▶ _THE PROBLEM_: Everything from the first line of the data below through the line that contains "from bokeh.resources import INLINE" should be written out exactly, please, and nothing more; the pictures stay out.
-- Start of DATA EXTRACT --
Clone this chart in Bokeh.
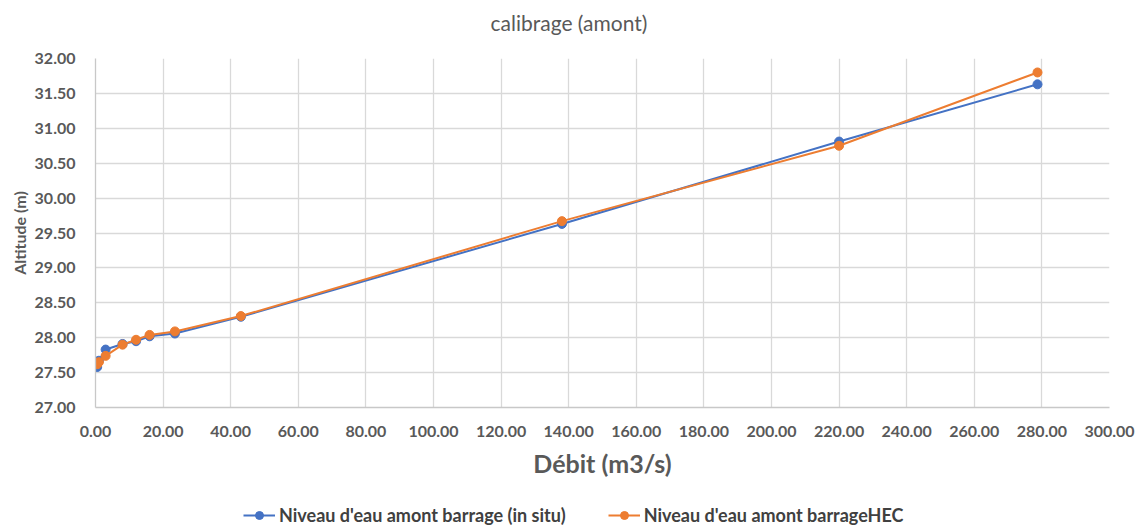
from bokeh.plotting import figure
from bokeh.layouts import column
from bokeh.models import (Range1d, FixedTicker, NumeralTickFormatter, Legend,
                          LegendItem, ColumnDataSource, Label)
from bokeh.embed import file_html
from bokeh.resources import INLINE

# Discharge (m3/s) and upstream water level (m)
debit = [0.5, 1.0, 3.0, 8.0, 12.0, 16.0, 23.5, 43.0, 138.0, 220.0, 278.7]
niveau_in_situ = [27.58, 27.67, 27.83, 27.91, 27.95, 28.02, 28.06, 28.30, 29.63, 30.81, 31.63]
niveau_hec = [27.62, 27.65, 27.74, 27.90, 27.97, 28.04, 28.09, 28.31, 29.67, 30.75, 31.80]

x_ticks = [0, 20, 40, 60, 80, 100, 120, 140, 160, 180, 200, 220, 240, 260, 280, 300]
y_ticks = [27.0, 27.5, 28.0, 28.5, 29.0, 29.5, 30.0, 30.5, 31.0, 31.5, 32.0]

title_text = "calibrage (amont)"
labels = ["Niveau d'eau amont barrage (in situ)", "Niveau d'eau amont barrageHEC"]

FONT = "Lato"
GREY = "#595959"
BLUE = "#4472C4"
ORANGE = "#ED7D31"


def strip(height):
    """Blank full-width band used for the heading and the legend."""
    f = figure(width=1141, height=height, output_backend="svg", toolbar_location=None,
               x_range=Range1d(1000, 1001), y_range=Range1d(0, 1),
               min_border=0, outline_line_color=None,
               background_fill_color="white", border_fill_color="white")
    f.axis.visible = False
    f.grid.visible = False
    return f


# heading band
head = strip(40)
head.add_layout(Label(x=395, y=18, x_units="screen", y_units="screen",
                      text=title_text, text_font=FONT, text_font_size="21px",
                      text_color=GREY, text_align="left", text_baseline="middle"))

# main chart
p = figure(width=1141, height=450, output_backend="svg", toolbar_location=None,
           x_range=Range1d(0, 300), y_range=Range1d(27, 32),
           min_border_left=95, min_border_right=32, min_border_top=18,
           min_border_bottom=83, outline_line_color=None,
           background_fill_color="white", border_fill_color="white")

for g in (p.xgrid, p.ygrid):
    g.grid_line_color = "#d9d9d9"
    g.grid_line_width = 1.3
p.xgrid.ticker = FixedTicker(ticks=x_ticks)
p.ygrid.ticker = FixedTicker(ticks=y_ticks)

p.xaxis.ticker = FixedTicker(ticks=x_ticks)
p.yaxis.ticker = FixedTicker(ticks=y_ticks)
p.xaxis.formatter = NumeralTickFormatter(format="0.00")
p.yaxis.formatter = NumeralTickFormatter(format="0.00")
for ax in (p.xaxis[0], p.yaxis[0]):
    ax.axis_line_color = "#c8c8c8"
    ax.axis_line_width = 1.3
    ax.major_tick_line_color = None
    ax.minor_tick_line_color = None
    ax.major_label_text_font = FONT
    ax.major_label_text_font_size = "16px"
    ax.major_label_text_font_style = "bold"
    ax.major_label_text_color = GREY
    ax.axis_label_text_font = FONT
    ax.axis_label_text_font_style = "bold"
    ax.axis_label_text_color = GREY

p.xaxis.major_label_standoff = 12
p.yaxis.major_label_standoff = 14
p.xaxis.axis_label = "Débit (m3/s)"
p.xaxis.axis_label_text_font_size = "25px"
p.xaxis.axis_label_standoff = 8
p.yaxis.axis_label = "Altitude (m)"
p.yaxis.axis_label_text_font_size = "16px"
p.yaxis.axis_label_standoff = 3

src = ColumnDataSource(dict(x=debit, a=niveau_in_situ, b=niveau_hec))

p.line("x", "a", source=src, line_color=BLUE, line_width=2)
p.scatter("x", "a", source=src, size=9, fill_color=BLUE, line_color=BLUE)
p.line("x", "b", source=src, line_color=ORANGE, line_width=2)
p.scatter("x", "b", source=src, size=9, fill_color=ORANGE, line_color=ORANGE)

# legend band: same series, drawn outside its visible range
leg = strip(36)
a1 = leg.line("x", "a", source=src, line_color=BLUE, line_width=2)
b1 = leg.scatter("x", "a", source=src, size=8, fill_color=BLUE, line_color=BLUE)
a2 = leg.line("x", "b", source=src, line_color=ORANGE, line_width=2)
b2 = leg.scatter("x", "b", source=src, size=8, fill_color=ORANGE, line_color=ORANGE)

legend = Legend(items=[
    LegendItem(label=labels[0], renderers=[a1, b1]),
    LegendItem(label=labels[1], renderers=[a2, b2]),
], orientation="horizontal", location=(148, 0))
legend.label_text_font = FONT
legend.label_text_font_size = "18px"
legend.label_text_font_style = "bold"
legend.label_text_color = "#404040"
legend.border_line_color = None
legend.background_fill_alpha = 0
legend.glyph_width = 32
legend.spacing = 42
legend.label_standoff = 4
legend.margin = 0
legend.padding = 0
leg.add_layout(legend, "center")

layout = column(head, p, leg, spacing=0)
open("out.html", "w").write(file_html(layout, INLINE))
-- End of DATA EXTRACT --
▶ _RESPONSE TO THIS EXERCISE_:
Clone this chart in Bokeh.
from bokeh.plotting import figure
from bokeh.layouts import column
from bokeh.models import (Range1d, FixedTicker, NumeralTickFormatter, Legend,
                          LegendItem, ColumnDataSource, Label)
from bokeh.embed import file_html
from bokeh.resources import INLINE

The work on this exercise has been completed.